Written task — Skip the pictures and quote all of the lines exactly.
* start *
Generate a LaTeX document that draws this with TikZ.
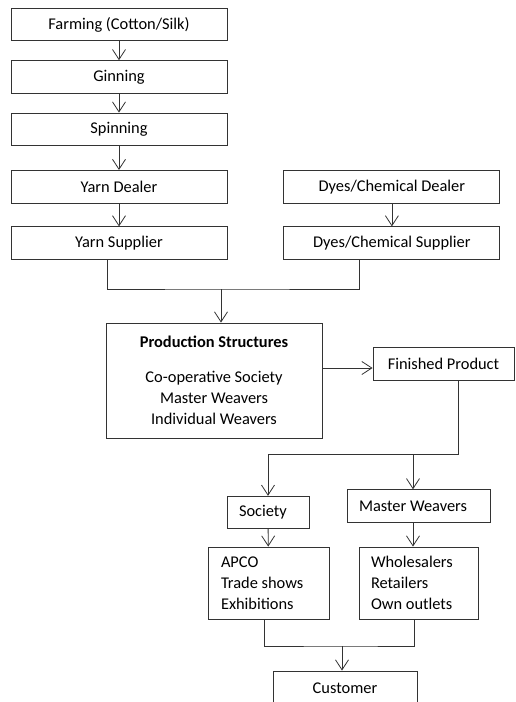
\documentclass[tikz,border=0pt]{standalone}
\usepackage{fontspec}
\setmainfont{Carlito}
\usetikzlibrary{arrows.meta,positioning}

\tikzset{
  box/.style={draw=black!80, line width=0.9pt, inner sep=0pt, minimum height=32.5pt,
    align=center, font=\fontsize{16.4}{21}\selectfont},
  widebox/.style={box, minimum width=216pt},
  listbox/.style={box, align=flush left, inner xsep=12pt},
  flow/.style={draw=black!80, line width=0.8pt},
}

\begin{document}
\begin{tikzpicture}[x=1pt, y=-1pt, >={Straight Barb[length=10pt,width=13pt]}, node distance=19pt]
		\clip (0,0) rectangle (515,702);
		% supply chain
		\node[widebox] (farm) at (119,24.5) {Farming (Cotton/Silk)};
		\node[widebox] (gin) [below=of farm] {Ginning};
		\node[widebox] (spin) [below=of gin] {Spinning};
		\node[widebox] (ydeal) [below=24pt of spin] {Yarn Dealer};
		\node[widebox] (ysup) [below=23pt of ydeal] {Yarn Supplier};
		\node[widebox] (ddeal) [right=56pt of ydeal] {Dyes/Chemical Dealer};
		\node[widebox] (dsup) [below=23pt of ddeal] {Dyes/Chemical Supplier};
		% production
		\node[widebox, minimum height=115pt] (prod) at (214,380.5)
			{\textbf{Production Structures}\\[14pt]Co-operative Society\\Master Weavers\\Individual Weavers};
		\node[box, minimum width=141pt] (fin) at (443.5,364) {Finished Product};
		% marketing
		\node[listbox, text width=58pt] (soc) at (268,512.5) {Society};
		\node[listbox, text width=119pt] (mw) at (418.5,506) {Master Weavers};
		\node[listbox, text width=95pt, inner xsep=13pt, minimum height=72pt] (apco) at (268.5,583)
			{APCO\\Trade shows\\Exhibitions};
		\node[listbox, text width=95pt, minimum height=72pt] (whole) at (418.5,583)
			{Wholesalers\\Retailers\\Own outlets};
		\node[box, minimum width=144pt, minimum height=34pt] (cust) at (345,688) {Customer};

		\coordinate (merge) at (221,289);
		\coordinate (fork) at (413,454);
		\coordinate (join) at (342,646);

		\path[flow, ->]
		(farm) edge (gin)
		(gin) edge (spin)
		(spin) edge (ydeal)
		(ydeal) edge (ysup)
		(ddeal) edge (dsup)
		(soc) edge (apco)
		;
		\draw[flow] ([xshift=-12pt]ysup.south) |- (merge) -| ([xshift=-32.5pt]dsup.south);
		\draw[flow, ->] (merge) -- (merge |- prod.north);
		\draw[flow, ->] ([yshift=-4pt]fin.west -| prod.east) -- ([yshift=-4pt]fin.west);
		\draw[flow, ->] ([xshift=14.5pt]fin.south) |- (soc.north |- fork) -- (soc.north);
		\draw[flow, ->] (fork) -- (fork |- mw.north);
		\draw[flow, ->] (mw.south -| fork) -- (whole.north -| fork);
		\draw[flow] ([xshift=-4.5pt]apco.south) |- (join) -| ([xshift=-4.5pt]whole.south);
		\draw[flow, ->] (join) -- (join |- cust.north);
	\end{tikzpicture}
\end{document}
* end *
The completed task —
Generate a LaTeX document that draws this with TikZ.
\documentclass[tikz,border=0pt]{standalone}
\usepackage{fontspec}
\setmainfont{Carlito}
\usetikzlibrary{arrows.meta,positioning}

\tikzset{
  box/.style={draw=black!80, line width=0.9pt, inner sep=0pt, minimum height=32.5pt,
    align=center, font=\fontsize{16.4}{21}\selectfont},
  widebox/.style={box, minimum width=216pt},
  listbox/.style={box, align=flush left, inner xsep=12pt},
  flow/.style={draw=black!80, line width=0.8pt},
}

\begin{document}
\begin{tikzpicture}[x=1pt, y=-1pt, >={Straight Barb[length=10pt,width=13pt]}, node distance=19pt]
		\clip (0,0) rectangle (515,702);
		% supply chain
		\node[widebox] (farm) at (119,24.5) {Farming (Cotton/Silk)};
		\node[widebox] (gin) [below=of farm] {Ginning};
		\node[widebox] (spin) [below=of gin] {Spinning};
		\node[widebox] (ydeal) [below=24pt of spin] {Yarn Dealer};
		\node[widebox] (ysup) [below=23pt of ydeal] {Yarn Supplier};
		\node[widebox] (ddeal) [right=56pt of ydeal] {Dyes/Chemical Dealer};
		\node[widebox] (dsup) [below=23pt of ddeal] {Dyes/Chemical Supplier};
		% production
		\node[widebox, minimum height=115pt] (prod) at (214,380.5)
			{\textbf{Production Structures}\\[14pt]Co-operative Society\\Master Weavers\\Individual Weavers};
		\node[box, minimum width=141pt] (fin) at (443.5,364) {Finished Product};
		% marketing
		\node[listbox, text width=58pt] (soc) at (268,512.5) {Society};
		\node[listbox, text width=119pt] (mw) at (418.5,506) {Master Weavers};
		\node[listbox, text width=95pt, inner xsep=13pt, minimum height=72pt] (apco) at (268.5,583)
			{APCO\\Trade shows\\Exhibitions};
		\node[listbox, text width=95pt, minimum height=72pt] (whole) at (418.5,583)
			{Wholesalers\\Retailers\\Own outlets};
		\node[box, minimum width=144pt, minimum height=34pt] (cust) at (345,688) {Customer};

		\coordinate (merge) at (221,289);
		\coordinate (fork) at (413,454);
		\coordinate (join) at (342,646);

		\path[flow, ->]
		(farm) edge (gin)
		(gin) edge (spin)
		(spin) edge (ydeal)
		(ydeal) edge (ysup)
		(ddeal) edge (dsup)
		(soc) edge (apco)
		;
		\draw[flow] ([xshift=-12pt]ysup.south) |- (merge) -| ([xshift=-32.5pt]dsup.south);
		\draw[flow, ->] (merge) -- (merge |- prod.north);
		\draw[flow, ->] ([yshift=-4pt]fin.west -| prod.east) -- ([yshift=-4pt]fin.west);
		\draw[flow, ->] ([xshift=14.5pt]fin.south) |- (soc.north |- fork) -- (soc.north);
		\draw[flow, ->] (fork) -- (fork |- mw.north);
		\draw[flow, ->] (mw.south -| fork) -- (whole.north -| fork);
		\draw[flow] ([xshift=-4.5pt]apco.south) |- (join) -| ([xshift=-4.5pt]whole.south);
		\draw[flow, ->] (join) -- (join |- cust.north);
	\end{tikzpicture}
\end{document}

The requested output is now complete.